警備室に政変で強盗計画が頓挫した3人組が逃げ込んで来る。自分たちの不手際は省みず、リーダー(石田剛太)と吃音のユルック(栗山陽輔)のキヨーユカ(年清由香)をめぐる三角関係の争いが始まる。

こちらも不倫三角関係の劇場主、女優、妻が別々にやって来る。この地下室では人の隠された欲望や悪意がむき出しになる。本番中にもかかわらず、ゆすり犯の警備員に女優は突っかかる。もみ合いの中で「ねずみ兵士の女王」役の彼女の小道具が強盗団の持ち込んだ本物の銃とすり替わり、公演後半で彼女は大怪我することになる。

最後に警備室を訪れたのは警備員の元カノ。上演中止を命じたアメリカ政府高官の通訳(宮川サキ)は彼と別れた後に渡米、久々の里帰りで再会を果たす。2人は、望まぬ妊娠で生まれた子を水死させたことが原因で別れる。失望した彼は、前途を嘱望された人形遣いも辞め、クスリに溺れる。

赤ん坊殺しだけではない。もっと大がかりな殺戮がこの地で行われたことが明らかになる。かつての政変時に粛清された人々が自由を奪われ、生きたままねずみに食べられ死んで行ったのだ。警備室の壁に埋もれていた人骨が、この国の過去の暗部を暴く。

キヨーユカの愛読する相対性理論が秘密を謎解く。ひとりを殺せば殺人の罪を背負わされるが、大量のそれは粛清や革命や戦争と正当化される。それは相対化だが、相対性理論では、時間と空間、質量とエネルギーは密接に関係する。

ちょっとした浮気や万引きが積み重なって悪意の雪だるまは膨れ、下降は加速する。KAVCの空間内(つまり仮想のハイノトリ国)で同一時間に起こった出来事が相互に関連し影響を及ぼす。玉突きのようにひとつの出来事が次々と新たな結果を生む。たとえば政府高官のペットの猿が逃げ出して交通事故を起こし、そのため強盗リーダーが遅れて手はずが狂う。そんな笑える出来事が重なって決定的な事態は生じる。

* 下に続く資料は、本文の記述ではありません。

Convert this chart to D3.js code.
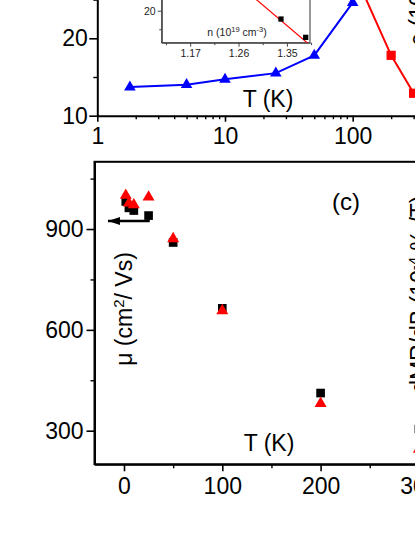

ハイノトリ国の悲劇が、現在の日本に起こらないと誰が断言できよう。コントロールできないほどに増殖した悪意は、やがて世界を破滅に追いやるかもしれない。時空間はゆがみ、質量はエネルギーに転化する。学ぶべき相対性理論とはそのことではないのか。

KAVC館内をモニターする8台ものカメラ。さらにクスリでトリップした警備員がモニター映像に溶け出し、2次元の映像となった彼と現実のアミージャコが会話するトリック撮影まで数々の映像手法が使われる。劇中劇「くるみ割り人形対ワーニャ伯父さん」のダンスシーンや警備員と通訳の恋愛回想(以上事前撮影)でも演劇と映像のコラボが効果をあげる。

KAVC全館を使った本格的な表現として画期的。エンタメ感あふれるsunday(世界一団)を率いるウォーリーの問題作に驚く。が、本作を支える屋台骨は何と言っても赤星マサノリ。ピースピット「SMITH」(06年8月)やsunday「四月のさかな」(06年11月)でいい人ぶりを振りまくが、今回は一転してワルを演じ、凄みを発揮する。ラストで警備員は自殺するが、首吊りを演じのける身体能力も驚異だ(一歩間違えば大事故になるところ)。